→ **Work required**
Give back exactly the lines from the beginning of the listing below to the line holding "const blue = '#4a51a3', green = '#a9d79c';", both ends included; the pictures stay out.
***** Dataset extract *****
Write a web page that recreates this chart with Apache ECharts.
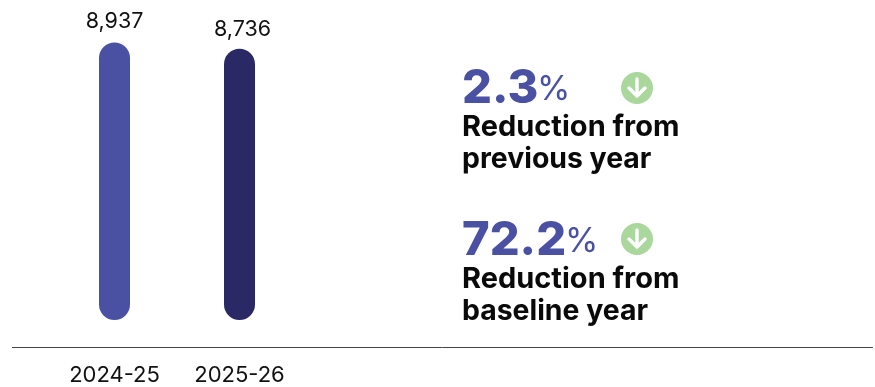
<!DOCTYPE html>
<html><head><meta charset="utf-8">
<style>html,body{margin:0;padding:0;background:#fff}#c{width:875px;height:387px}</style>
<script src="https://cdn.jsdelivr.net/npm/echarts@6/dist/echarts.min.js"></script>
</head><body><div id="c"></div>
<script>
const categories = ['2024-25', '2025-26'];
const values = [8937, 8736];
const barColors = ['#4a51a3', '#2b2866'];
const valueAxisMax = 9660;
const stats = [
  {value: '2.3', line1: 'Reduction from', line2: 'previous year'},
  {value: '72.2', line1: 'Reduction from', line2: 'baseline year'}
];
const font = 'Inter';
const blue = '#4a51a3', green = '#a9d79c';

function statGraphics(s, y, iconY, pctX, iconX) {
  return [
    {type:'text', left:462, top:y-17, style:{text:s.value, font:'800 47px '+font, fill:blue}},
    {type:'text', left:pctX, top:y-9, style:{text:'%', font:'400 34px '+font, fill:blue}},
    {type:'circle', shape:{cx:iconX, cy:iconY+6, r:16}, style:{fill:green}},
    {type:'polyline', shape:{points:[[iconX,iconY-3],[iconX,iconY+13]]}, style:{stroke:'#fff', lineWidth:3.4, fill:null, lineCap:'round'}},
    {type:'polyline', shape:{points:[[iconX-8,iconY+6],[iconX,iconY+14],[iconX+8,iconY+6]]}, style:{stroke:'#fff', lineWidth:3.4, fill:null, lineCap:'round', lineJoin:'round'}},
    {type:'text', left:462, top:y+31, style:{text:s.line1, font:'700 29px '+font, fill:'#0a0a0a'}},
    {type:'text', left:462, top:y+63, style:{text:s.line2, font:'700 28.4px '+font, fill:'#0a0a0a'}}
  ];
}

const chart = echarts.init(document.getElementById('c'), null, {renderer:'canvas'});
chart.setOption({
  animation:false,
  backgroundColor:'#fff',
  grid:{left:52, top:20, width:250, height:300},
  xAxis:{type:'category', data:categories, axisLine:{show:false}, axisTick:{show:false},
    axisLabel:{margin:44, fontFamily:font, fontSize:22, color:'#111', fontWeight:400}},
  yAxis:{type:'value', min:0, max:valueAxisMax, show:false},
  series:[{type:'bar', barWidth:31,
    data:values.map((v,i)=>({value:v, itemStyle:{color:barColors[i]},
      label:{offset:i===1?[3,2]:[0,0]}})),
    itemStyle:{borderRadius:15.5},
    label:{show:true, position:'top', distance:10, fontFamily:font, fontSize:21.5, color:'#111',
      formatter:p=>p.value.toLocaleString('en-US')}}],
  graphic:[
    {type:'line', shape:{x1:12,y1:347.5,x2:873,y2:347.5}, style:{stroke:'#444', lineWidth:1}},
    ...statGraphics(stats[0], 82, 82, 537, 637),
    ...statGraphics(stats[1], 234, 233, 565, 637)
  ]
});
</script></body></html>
*****
→ **The answer**
Write a web page that recreates this chart with Apache ECharts.
<!DOCTYPE html>
<html><head><meta charset="utf-8">
<style>html,body{margin:0;padding:0;background:#fff}#c{width:875px;height:387px}</style>
<script src="https://cdn.jsdelivr.net/npm/echarts@6/dist/echarts.min.js"></script>
</head><body><div id="c"></div>
<script>
const categories = ['2024-25', '2025-26'];
const values = [8937, 8736];
const barColors = ['#4a51a3', '#2b2866'];
const valueAxisMax = 9660;
const stats = [
  {value: '2.3', line1: 'Reduction from', line2: 'previous year'},
  {value: '72.2', line1: 'Reduction from', line2: 'baseline year'}
];
const font = 'Inter';
const blue = '#4a51a3', green = '#a9d79c';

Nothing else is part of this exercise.